Data items
[START]
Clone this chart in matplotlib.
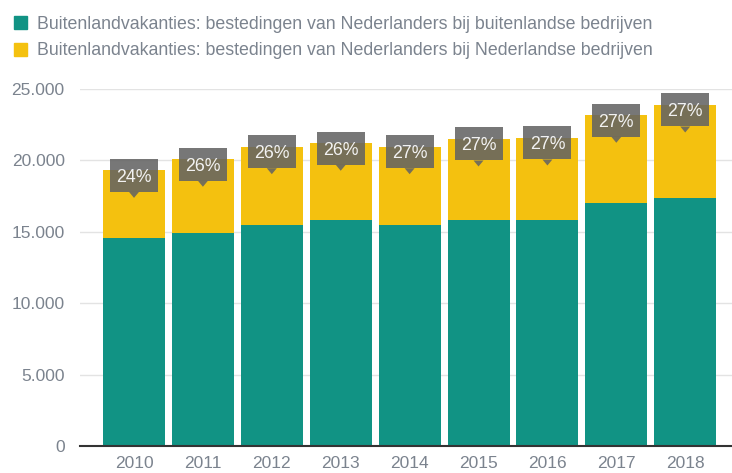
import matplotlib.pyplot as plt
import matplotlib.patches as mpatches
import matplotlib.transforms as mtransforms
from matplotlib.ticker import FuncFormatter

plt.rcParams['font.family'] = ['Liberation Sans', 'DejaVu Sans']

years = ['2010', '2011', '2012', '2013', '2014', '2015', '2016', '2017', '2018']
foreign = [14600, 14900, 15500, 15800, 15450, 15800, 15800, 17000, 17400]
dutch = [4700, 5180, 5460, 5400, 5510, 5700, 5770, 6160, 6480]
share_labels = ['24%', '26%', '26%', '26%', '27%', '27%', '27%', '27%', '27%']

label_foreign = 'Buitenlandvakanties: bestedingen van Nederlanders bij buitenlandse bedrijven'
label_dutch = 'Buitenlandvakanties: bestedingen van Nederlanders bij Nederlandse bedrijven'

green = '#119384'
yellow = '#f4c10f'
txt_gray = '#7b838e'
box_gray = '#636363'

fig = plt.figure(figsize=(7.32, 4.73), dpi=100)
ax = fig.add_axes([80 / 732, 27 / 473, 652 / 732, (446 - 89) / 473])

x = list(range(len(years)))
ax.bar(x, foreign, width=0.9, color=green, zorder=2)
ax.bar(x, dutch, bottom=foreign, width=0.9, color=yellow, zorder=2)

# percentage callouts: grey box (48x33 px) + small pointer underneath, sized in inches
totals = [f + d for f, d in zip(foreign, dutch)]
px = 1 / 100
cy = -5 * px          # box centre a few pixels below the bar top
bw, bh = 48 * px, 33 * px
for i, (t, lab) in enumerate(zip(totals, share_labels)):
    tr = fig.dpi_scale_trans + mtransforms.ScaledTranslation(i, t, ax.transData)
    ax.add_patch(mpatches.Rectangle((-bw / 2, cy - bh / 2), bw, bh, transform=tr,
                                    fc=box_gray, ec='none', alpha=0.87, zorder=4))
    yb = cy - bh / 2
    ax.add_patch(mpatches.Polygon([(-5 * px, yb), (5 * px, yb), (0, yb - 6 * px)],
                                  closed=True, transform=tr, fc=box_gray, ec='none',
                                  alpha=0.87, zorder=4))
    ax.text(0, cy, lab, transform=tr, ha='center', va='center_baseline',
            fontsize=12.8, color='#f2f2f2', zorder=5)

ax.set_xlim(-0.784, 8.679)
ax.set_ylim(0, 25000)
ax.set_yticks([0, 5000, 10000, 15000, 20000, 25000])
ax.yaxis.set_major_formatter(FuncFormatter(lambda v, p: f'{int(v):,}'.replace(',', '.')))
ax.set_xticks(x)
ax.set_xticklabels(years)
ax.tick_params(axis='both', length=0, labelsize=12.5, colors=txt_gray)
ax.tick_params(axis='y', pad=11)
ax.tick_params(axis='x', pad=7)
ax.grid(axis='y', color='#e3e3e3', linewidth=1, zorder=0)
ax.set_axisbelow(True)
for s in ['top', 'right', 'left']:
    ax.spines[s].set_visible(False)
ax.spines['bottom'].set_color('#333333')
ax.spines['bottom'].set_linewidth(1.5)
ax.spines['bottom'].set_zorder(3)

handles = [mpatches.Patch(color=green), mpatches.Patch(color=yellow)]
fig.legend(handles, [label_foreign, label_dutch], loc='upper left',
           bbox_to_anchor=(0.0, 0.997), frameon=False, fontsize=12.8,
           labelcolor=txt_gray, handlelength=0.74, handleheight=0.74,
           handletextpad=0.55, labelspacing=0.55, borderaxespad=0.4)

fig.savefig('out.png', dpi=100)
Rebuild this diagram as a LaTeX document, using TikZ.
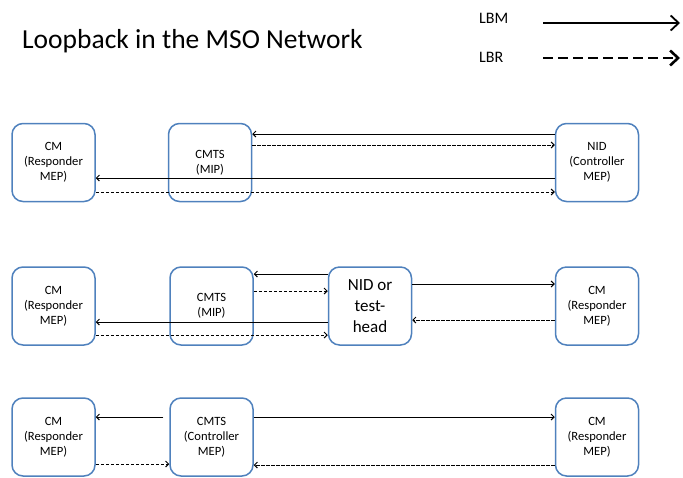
[END]
§ Stated goal: Every line from the top of the material above through the line with "plt.rcParams['font.family'] = ['Liberation" should be duplicated exactly, please; leave out the pictures.

§ Response to this task:
Clone this chart in matplotlib.
import matplotlib.pyplot as plt
import matplotlib.patches as mpatches
import matplotlib.transforms as mtransforms
from matplotlib.ticker import FuncFormatter

plt.rcParams['font.family'] = ['Liberation Sans', 'DejaVu Sans']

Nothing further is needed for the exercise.